**GIVEN DATA**.
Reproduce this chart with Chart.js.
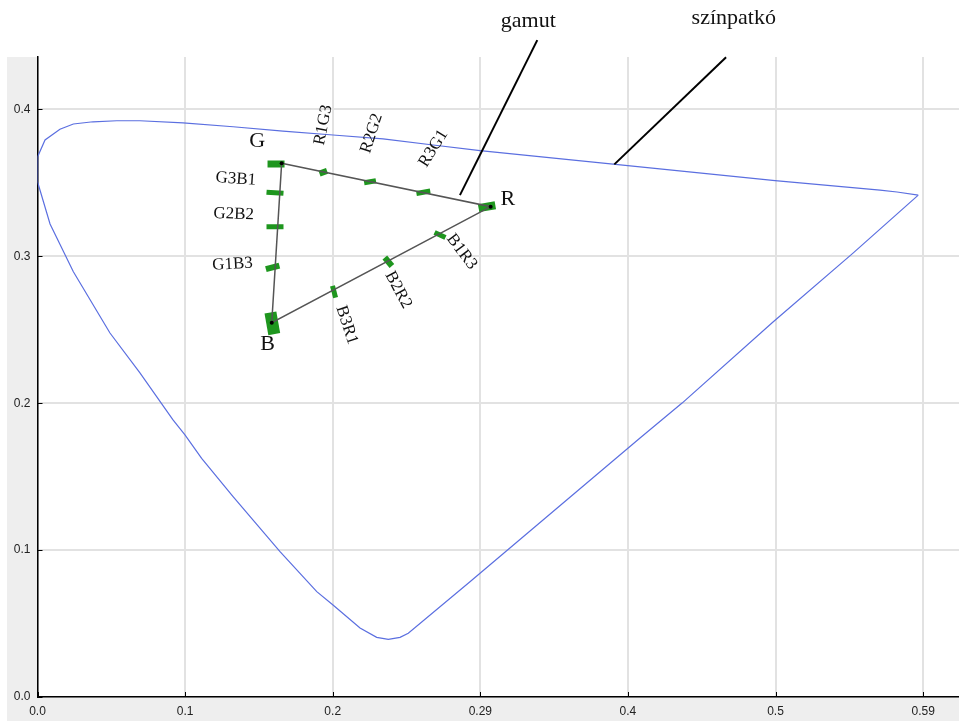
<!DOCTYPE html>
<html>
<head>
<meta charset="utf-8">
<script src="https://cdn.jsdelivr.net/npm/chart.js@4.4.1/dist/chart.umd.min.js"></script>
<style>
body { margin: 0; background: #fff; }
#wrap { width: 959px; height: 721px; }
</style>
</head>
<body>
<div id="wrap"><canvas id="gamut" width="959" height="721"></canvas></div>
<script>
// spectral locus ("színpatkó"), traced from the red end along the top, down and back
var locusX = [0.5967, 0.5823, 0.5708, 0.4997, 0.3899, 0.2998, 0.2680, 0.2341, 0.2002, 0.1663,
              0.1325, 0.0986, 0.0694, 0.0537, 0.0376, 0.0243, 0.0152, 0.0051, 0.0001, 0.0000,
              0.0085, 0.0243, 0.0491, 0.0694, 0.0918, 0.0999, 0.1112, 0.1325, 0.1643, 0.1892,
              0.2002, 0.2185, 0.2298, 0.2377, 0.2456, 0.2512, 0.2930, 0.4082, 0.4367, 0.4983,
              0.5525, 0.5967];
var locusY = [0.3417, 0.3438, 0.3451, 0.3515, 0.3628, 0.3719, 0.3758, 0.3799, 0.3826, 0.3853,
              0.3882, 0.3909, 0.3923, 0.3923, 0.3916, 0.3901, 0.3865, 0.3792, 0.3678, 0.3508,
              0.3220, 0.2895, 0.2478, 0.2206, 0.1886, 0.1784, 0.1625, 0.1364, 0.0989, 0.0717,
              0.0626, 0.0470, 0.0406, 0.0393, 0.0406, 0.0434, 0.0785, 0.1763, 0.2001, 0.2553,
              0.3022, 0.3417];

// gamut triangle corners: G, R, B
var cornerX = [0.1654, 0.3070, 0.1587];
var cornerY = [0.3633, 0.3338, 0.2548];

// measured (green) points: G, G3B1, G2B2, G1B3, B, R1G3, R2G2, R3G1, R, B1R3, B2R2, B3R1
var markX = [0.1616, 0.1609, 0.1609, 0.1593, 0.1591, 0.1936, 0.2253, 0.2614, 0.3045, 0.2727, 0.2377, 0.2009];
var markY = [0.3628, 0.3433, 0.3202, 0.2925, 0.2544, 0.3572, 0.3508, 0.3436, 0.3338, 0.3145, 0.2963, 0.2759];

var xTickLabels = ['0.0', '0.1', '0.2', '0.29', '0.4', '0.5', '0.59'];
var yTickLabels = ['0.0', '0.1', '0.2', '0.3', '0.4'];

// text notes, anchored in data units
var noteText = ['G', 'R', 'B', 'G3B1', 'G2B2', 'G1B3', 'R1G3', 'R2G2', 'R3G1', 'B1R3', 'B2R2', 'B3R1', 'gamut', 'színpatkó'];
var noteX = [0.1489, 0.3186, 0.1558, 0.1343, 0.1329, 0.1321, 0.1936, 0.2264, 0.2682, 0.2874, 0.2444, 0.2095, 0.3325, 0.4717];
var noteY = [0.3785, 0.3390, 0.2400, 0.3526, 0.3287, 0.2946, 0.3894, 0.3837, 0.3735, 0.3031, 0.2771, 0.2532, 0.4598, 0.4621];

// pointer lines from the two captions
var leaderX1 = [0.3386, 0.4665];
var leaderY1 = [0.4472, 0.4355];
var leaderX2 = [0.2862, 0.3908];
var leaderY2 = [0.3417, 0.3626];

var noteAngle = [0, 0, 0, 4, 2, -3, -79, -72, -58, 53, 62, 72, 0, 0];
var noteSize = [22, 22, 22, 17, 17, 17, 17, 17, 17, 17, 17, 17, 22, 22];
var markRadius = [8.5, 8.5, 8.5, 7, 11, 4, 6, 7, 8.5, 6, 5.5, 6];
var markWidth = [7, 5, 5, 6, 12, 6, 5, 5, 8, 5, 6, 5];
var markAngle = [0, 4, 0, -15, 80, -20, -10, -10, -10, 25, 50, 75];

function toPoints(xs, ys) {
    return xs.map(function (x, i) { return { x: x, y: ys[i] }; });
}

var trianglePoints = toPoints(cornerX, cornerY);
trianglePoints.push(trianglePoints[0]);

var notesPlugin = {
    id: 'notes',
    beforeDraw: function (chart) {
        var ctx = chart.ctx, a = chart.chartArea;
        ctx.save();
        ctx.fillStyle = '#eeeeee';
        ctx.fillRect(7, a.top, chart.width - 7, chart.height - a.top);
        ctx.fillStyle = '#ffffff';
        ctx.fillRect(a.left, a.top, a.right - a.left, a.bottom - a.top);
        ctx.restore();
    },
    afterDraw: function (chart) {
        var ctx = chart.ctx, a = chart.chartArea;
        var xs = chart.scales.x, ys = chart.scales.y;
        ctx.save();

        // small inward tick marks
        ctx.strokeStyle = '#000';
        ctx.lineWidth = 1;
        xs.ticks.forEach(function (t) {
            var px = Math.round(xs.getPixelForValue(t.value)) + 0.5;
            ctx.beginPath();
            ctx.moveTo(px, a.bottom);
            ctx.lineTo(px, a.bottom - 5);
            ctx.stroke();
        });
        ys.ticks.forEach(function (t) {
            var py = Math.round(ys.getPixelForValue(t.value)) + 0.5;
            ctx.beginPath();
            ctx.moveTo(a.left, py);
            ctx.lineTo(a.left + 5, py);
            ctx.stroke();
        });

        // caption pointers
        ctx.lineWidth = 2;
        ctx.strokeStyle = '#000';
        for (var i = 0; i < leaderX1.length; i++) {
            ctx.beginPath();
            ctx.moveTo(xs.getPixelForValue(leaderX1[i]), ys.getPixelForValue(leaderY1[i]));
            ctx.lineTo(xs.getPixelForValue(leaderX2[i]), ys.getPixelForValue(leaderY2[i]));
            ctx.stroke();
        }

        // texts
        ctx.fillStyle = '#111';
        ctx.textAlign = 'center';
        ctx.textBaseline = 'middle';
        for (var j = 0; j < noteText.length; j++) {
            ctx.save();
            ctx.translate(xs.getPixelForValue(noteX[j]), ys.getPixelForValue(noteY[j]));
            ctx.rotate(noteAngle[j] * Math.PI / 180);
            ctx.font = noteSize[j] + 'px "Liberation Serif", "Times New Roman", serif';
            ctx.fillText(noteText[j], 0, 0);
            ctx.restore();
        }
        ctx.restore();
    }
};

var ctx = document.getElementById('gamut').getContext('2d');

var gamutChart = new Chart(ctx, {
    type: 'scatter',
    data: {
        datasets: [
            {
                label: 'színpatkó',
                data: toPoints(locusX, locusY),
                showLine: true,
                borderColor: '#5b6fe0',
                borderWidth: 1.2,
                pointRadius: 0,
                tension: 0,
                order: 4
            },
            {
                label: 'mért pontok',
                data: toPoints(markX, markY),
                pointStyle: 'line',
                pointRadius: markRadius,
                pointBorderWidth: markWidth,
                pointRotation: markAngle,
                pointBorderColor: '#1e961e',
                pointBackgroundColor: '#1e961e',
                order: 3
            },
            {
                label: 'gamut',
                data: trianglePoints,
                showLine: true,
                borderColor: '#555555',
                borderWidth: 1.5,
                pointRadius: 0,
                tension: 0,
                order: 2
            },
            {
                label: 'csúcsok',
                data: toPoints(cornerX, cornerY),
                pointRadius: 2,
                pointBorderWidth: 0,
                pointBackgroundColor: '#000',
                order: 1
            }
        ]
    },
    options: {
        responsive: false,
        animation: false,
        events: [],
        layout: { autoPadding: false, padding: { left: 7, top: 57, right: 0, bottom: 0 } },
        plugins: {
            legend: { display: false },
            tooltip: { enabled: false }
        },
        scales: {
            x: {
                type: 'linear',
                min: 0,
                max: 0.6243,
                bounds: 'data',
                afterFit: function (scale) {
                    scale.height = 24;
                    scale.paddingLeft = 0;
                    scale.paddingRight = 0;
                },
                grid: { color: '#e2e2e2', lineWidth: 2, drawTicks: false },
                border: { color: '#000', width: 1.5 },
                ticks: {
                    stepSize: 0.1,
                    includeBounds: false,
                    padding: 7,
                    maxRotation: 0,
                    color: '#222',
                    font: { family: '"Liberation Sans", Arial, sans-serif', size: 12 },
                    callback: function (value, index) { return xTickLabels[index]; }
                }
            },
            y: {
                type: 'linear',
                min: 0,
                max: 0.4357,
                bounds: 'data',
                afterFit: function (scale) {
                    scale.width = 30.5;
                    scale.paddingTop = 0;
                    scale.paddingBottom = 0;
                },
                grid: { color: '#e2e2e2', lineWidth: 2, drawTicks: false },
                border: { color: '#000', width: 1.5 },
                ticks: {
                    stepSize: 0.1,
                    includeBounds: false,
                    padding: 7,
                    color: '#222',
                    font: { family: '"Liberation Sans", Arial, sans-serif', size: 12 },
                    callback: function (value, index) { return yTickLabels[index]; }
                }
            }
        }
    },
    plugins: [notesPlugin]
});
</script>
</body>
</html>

**WHAT THE TASK ASKS**. Leave out any pictures and return exactly the lines from the beginning of the data through the line with "0.2532, 0.4598, 0.4621];", inclusive.

**TASK RESULT**.
Reproduce this chart with Chart.js.
<!DOCTYPE html>
<html>
<head>
<meta charset="utf-8">
<script src="https://cdn.jsdelivr.net/npm/chart.js@4.4.1/dist/chart.umd.min.js"></script>
<style>
body { margin: 0; background: #fff; }
#wrap { width: 959px; height: 721px; }
</style>
</head>
<body>
<div id="wrap"><canvas id="gamut" width="959" height="721"></canvas></div>
<script>
// spectral locus ("színpatkó"), traced from the red end along the top, down and back
var locusX = [0.5967, 0.5823, 0.5708, 0.4997, 0.3899, 0.2998, 0.2680, 0.2341, 0.2002, 0.1663,
              0.1325, 0.0986, 0.0694, 0.0537, 0.0376, 0.0243, 0.0152, 0.0051, 0.0001, 0.0000,
              0.0085, 0.0243, 0.0491, 0.0694, 0.0918, 0.0999, 0.1112, 0.1325, 0.1643, 0.1892,
              0.2002, 0.2185, 0.2298, 0.2377, 0.2456, 0.2512, 0.2930, 0.4082, 0.4367, 0.4983,
              0.5525, 0.5967];
var locusY = [0.3417, 0.3438, 0.3451, 0.3515, 0.3628, 0.3719, 0.3758, 0.3799, 0.3826, 0.3853,
              0.3882, 0.3909, 0.3923, 0.3923, 0.3916, 0.3901, 0.3865, 0.3792, 0.3678, 0.3508,
              0.3220, 0.2895, 0.2478, 0.2206, 0.1886, 0.1784, 0.1625, 0.1364, 0.0989, 0.0717,
              0.0626, 0.0470, 0.0406, 0.0393, 0.0406, 0.0434, 0.0785, 0.1763, 0.2001, 0.2553,
              0.3022, 0.3417];

// gamut triangle corners: G, R, B
var cornerX = [0.1654, 0.3070, 0.1587];
var cornerY = [0.3633, 0.3338, 0.2548];

// measured (green) points: G, G3B1, G2B2, G1B3, B, R1G3, R2G2, R3G1, R, B1R3, B2R2, B3R1
var markX = [0.1616, 0.1609, 0.1609, 0.1593, 0.1591, 0.1936, 0.2253, 0.2614, 0.3045, 0.2727, 0.2377, 0.2009];
var markY = [0.3628, 0.3433, 0.3202, 0.2925, 0.2544, 0.3572, 0.3508, 0.3436, 0.3338, 0.3145, 0.2963, 0.2759];

var xTickLabels = ['0.0', '0.1', '0.2', '0.29', '0.4', '0.5', '0.59'];
var yTickLabels = ['0.0', '0.1', '0.2', '0.3', '0.4'];

// text notes, anchored in data units
var noteText = ['G', 'R', 'B', 'G3B1', 'G2B2', 'G1B3', 'R1G3', 'R2G2', 'R3G1', 'B1R3', 'B2R2', 'B3R1', 'gamut', 'színpatkó'];
var noteX = [0.1489, 0.3186, 0.1558, 0.1343, 0.1329, 0.1321, 0.1936, 0.2264, 0.2682, 0.2874, 0.2444, 0.2095, 0.3325, 0.4717];
var noteY = [0.3785, 0.3390, 0.2400, 0.3526, 0.3287, 0.2946, 0.3894, 0.3837, 0.3735, 0.3031, 0.2771, 0.2532, 0.4598, 0.4621];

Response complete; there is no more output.